Como o setor agroexportador pode financiar a reindustrialização, ampliar a complexidade produtiva e consolidar a soberania econômica do Brasil*
Por Almir Cezar Filho**
ResumoO artigo propõe o conceito de acumulação primitiva nacional, inspirado em Evguêni Preobrazhensky e adaptado à realidade do capitalismo periférico contemporâneo. A partir da análise do boom do agronegócio brasileiro, o texto demonstra que o setor agroexportador, quando articulado a uma política de planejamento e investimento público, pode atuar como fonte de financiamento produtivo e tecnológico da reindustrialização. Diferente da “doença holandesa” e da “doença egípcia”, em que o campo atua como fator de regressão estrutural, a acumulação primitiva nacional propõe a transferência consciente e planejada do excedente agrário para os setores industriais, científicos e de infraestrutura.Com base nas formulações de Preobrazhensky, Kalecki e Furtado, o artigo articula os conceitos de coerência estrutural, crescimento garantido e soberania produtiva, defendendo a criação de um novo pacto desenvolvimentista entre Estado, agronegócio, indústria e ciência. A tese central é que o Brasil dispõe hoje dos meios materiais para um novo ciclo de industrialização verde e digital — faltando-lhe apenas a consciência da necessidade, isto é, o planejamento econômico como instrumento de transformação nacional.
Palavras-chave
Acumulação primitiva nacional; agronegócio; reindustrialização; desenvolvimento econômico; coerência estrutural; crescimento garantido; Preobrazhensky; Kalecki; Celso Furtado; soberania produtiva; Brasil.
I. Introdução – O Paradoxo do Sucesso Agrário
O Brasil vive um paradoxo estrutural.
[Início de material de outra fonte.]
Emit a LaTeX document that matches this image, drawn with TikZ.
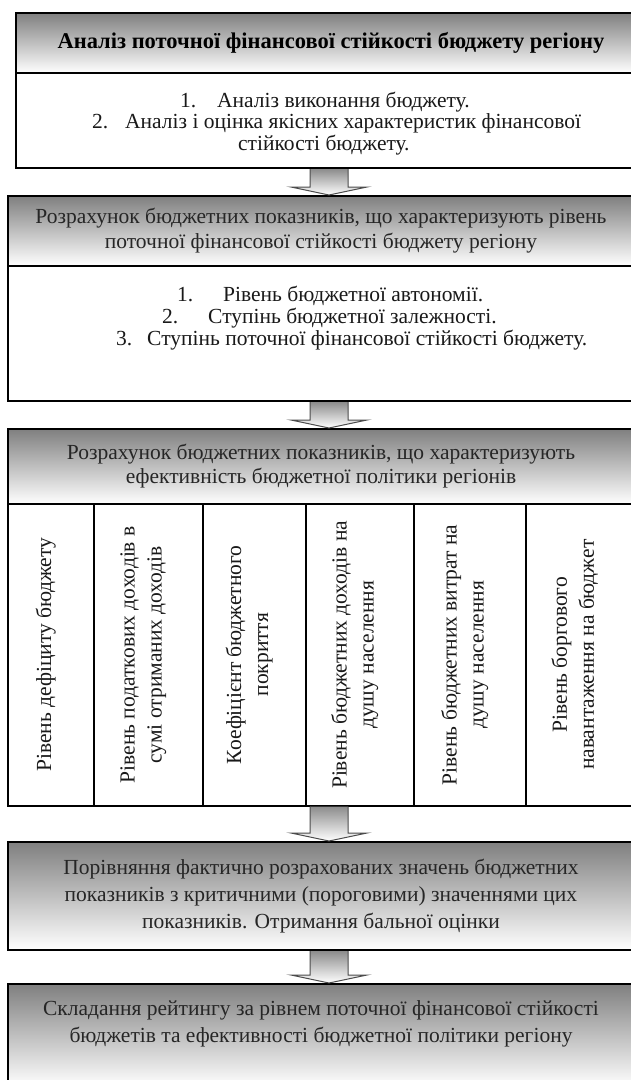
\documentclass[tikz,border=0pt]{standalone}
\usepackage{fontspec}
\setmainfont{Liberation Serif}
\usepackage{tikz}
\usetikzlibrary{calc}

\tikzset{
  hdr/.style={rectangle, draw=black, line width=2pt, top color=gray, bottom color=white, anchor=north west, inner sep=0pt, align=center, text=black!85, font=\fontsize{21.5}{24}\selectfont},
  body/.style={rectangle, draw=black, line width=2pt, fill=white, anchor=north west, inner sep=0pt},
  cell/.style={rectangle, draw=black, line width=1.5pt, fill=white, anchor=north west, inner sep=0pt, minimum height=302pt},
  item/.style={anchor=base west, inner sep=0pt, text=black!90, font=\fontsize{21.5}{25}\selectfont},
  coltext/.style={rotate=90, align=center, inner sep=0pt, text=black!90, font=\fontsize{21.5}{27}\selectfont},
  blockarr/.style={draw=black!70, line width=1pt, top color=gray!90, bottom color=white}
}

\begin{document}
\begin{tikzpicture}[x=1pt,y=-1pt]
\useasboundingbox (0,0) rectangle (631,1080);
\clip (0,0) rectangle (631,1080);

\node[body, minimum width=630pt, minimum height=95pt] (b1) at (15,72) {};
\node[hdr, minimum width=630pt, minimum height=60pt, text=black, font=\bfseries\fontsize{22.5}{26}\selectfont] (h1) at (15,12) {Аналіз поточної фінансової стійкості бюджету регіону};
\node[item] (n11) at (180,107) {1.};
\node[item] (t11) at (217,107) {Аналіз виконання бюджету.};
\node[item] (n12) at (92,128) {2.};
\node[item] (t12) at (125,128) {Аналіз і оцінка якісних характеристик фінансової};
\node[item] (t13) at (238,150) {стійкості бюджету.};

\node[body, minimum width=626pt, minimum height=135pt] (b2) at (7,265) {};
\node[hdr, minimum width=626pt, minimum height=70pt, font=\fontsize{21.5}{25}\selectfont] (h2) at (7,195) {Розрахунок бюджетних показників, що характеризують рівень\\поточної фінансової стійкості бюджету регіону};
\node[item] (n21) at (177,301) {1.};
\node[item] (t21) at (223,301) {Рівень бюджетної автономії.};
\node[item] (n22) at (162,323) {2.};
\node[item] (t22) at (208,323) {Ступінь бюджетної залежності.};
\node[item] (n23) at (116,345) {3.};
\node[item] (t23) at (147,345) {Ступінь поточної фінансової стійкості бюджету.};

\node[hdr, minimum width=626pt, minimum height=75pt] (h3) at (7,428) {Розрахунок бюджетних показників, що характеризують\\ефективність бюджетної політики регіонів};
\node[cell, minimum width=86pt] (c1) at (7,503) {};
\node[cell, minimum width=109pt] (c2) at (93,503) {};
\node[cell, minimum width=103pt] (c3) at (202,503) {};
\node[cell, minimum width=108pt] (c4) at (305,503) {};
\node[cell, minimum width=112pt] (c5) at (413,503) {};
\node[cell, minimum width=108pt] (c6) at (525,503) {};
\node[coltext] (r1) at ($(c1.center)+(-5,0)$) {Рівень дефіциту бюджету};
\node[coltext] (r2) at ($(c2.center)+(-5,0)$) {Рівень податкових доходів в\\сумі отриманих доходів};
\node[coltext] (r3) at ($(c3.center)+(-5,0)$) {Коефіцієнт бюджетного\\покриття};
\node[coltext] (r4) at ($(c4.center)+(-5,0)$) {Рівень бюджетних доходів на\\душу населення};
\node[coltext] (r5) at ($(c5.center)+(-5,0)$) {Рівень бюджетних витрат на\\душу населення};
\node[coltext] (r6) at ($(c6.center)+(-5,0)$) {Рівень боргового\\навантаження на бюджет};

\node[hdr, minimum width=626pt, minimum height=108pt, font=\fontsize{21.5}{27}\selectfont] (b4) at (7,841) {Порівняння фактично розрахованих значень бюджетних\\показників з критичними (пороговими) значеннями цих\\показників. Отримання бальної оцінки};
\node[hdr, minimum width=626pt, minimum height=103pt, font=\fontsize{21.5}{27}\selectfont] (b5) at (7,983) {Складання рейтингу за рівнем поточної фінансової стійкості\\бюджетів та ефективності бюджетної політики регіону\\~};

\coordinate (ax) at (329,0);
\foreach \a/\b in {b1/h2,b2/h3,c4/b4,b4/b5}
  \path[blockarr] ($(\a.south -| ax)+(-19,0)$) -- ($(\b.north -| ax)+(-19,-8)$) -- ($(\b.north -| ax)+(-38,-8)$) -- (\b.north -| ax) -- ($(\b.north -| ax)+(38,-8)$) -- ($(\b.north -| ax)+(19,-8)$) -- ($(\a.south -| ax)+(19,0)$);
\end{tikzpicture}
\end{document}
Enquanto o agronegócio alcança níveis inéditos de produtividade, rentabilidade e inserção internacional, o país como um todo experimenta uma prolongada estagnação industrial e tecnológica. A agricultura, responsável por metade das exportações e por saldos comerciais que sustentam a estabilidade cambial, tornou-se a principal âncora macroeconômica de uma economia que, paradoxalmente, perdeu sua base manufatureira e sua capacidade autônoma de inovação.
A narrativa oficial — de que o sucesso do agronegócio seria suficiente para puxar o crescimento nacional — revela-se incompleta. O setor agroexportador gera riqueza, mas essa riqueza não se converte em desenvolvimento. Gera divisas, mas não acumulação produtiva; gera renda concentrada, mas não difusão tecnológica. A questão essencial, portanto, não é “se” o agronegócio pode contribuir para o desenvolvimento, mas como transformar seu excedente externo em base de reindustrialização interna.
Essa reflexão resgata, sob novas condições históricas, uma ideia seminal de Evguêni Preobrazhensky: a “acumulação socialista primitiva”. Em A Nova Economia, o autor defendia que, nas economias em transição, o Estado devia organizar a transferência do excedente gerado nos setores mais dinâmicos ou rentáveis para financiar a industrialização e a ampliação das forças produtivas. Aqui, reinterpretamos o conceito como acumulação primitiva nacional — um mecanismo de desenvolvimento endógeno no qual o Estado coordena e canaliza os excedentes do agronegócio, da energia e da mineração para a expansão da base produtiva, científica e tecnológica do país.
Trata-se, em essência, de restabelecer a coerência entre os setores da economia — algo que Preobrazhensky via como condição da estabilidade e Kalecki, como base do crescimento garantido. Numa economia periférica como a brasileira, o problema não é a escassez absoluta de recursos, mas sua má alocação estrutural. O excedente gerado pelo campo, em vez de financiar a diversificação produtiva, é drenado pelo rentismo, pela financeirização e pelas importações de bens industriais e tecnológicos. Assim, o que poderia ser um ciclo virtuoso de acumulação torna-se uma dependência reeditada: exporta-se tecnologia incorporada e importa-se a tecnologia essencial.
Este artigo propõe que o boom agrário, longe de ser um obstáculo, pode se tornar o motor de uma nova industrialização, desde que inserido em um projeto nacional de planejamento e de investimento coordenado. Reindustrializar, aqui, não significa negar o agronegócio, mas transformar sua força de geração de divisas e inovação em base material para a reconstrução industrial, tecnológica e científica do Brasil.
O desafio é político e estrutural: como organizar, no século XXI, uma estratégia de acumulação que não reproduza a dependência, mas a supere. A resposta não está no retorno ao modelo primário-exportador, nem na simples substituição de importações; está em criar uma economia complexa, verde e digital, capaz de converter a riqueza setorial em desenvolvimento nacional.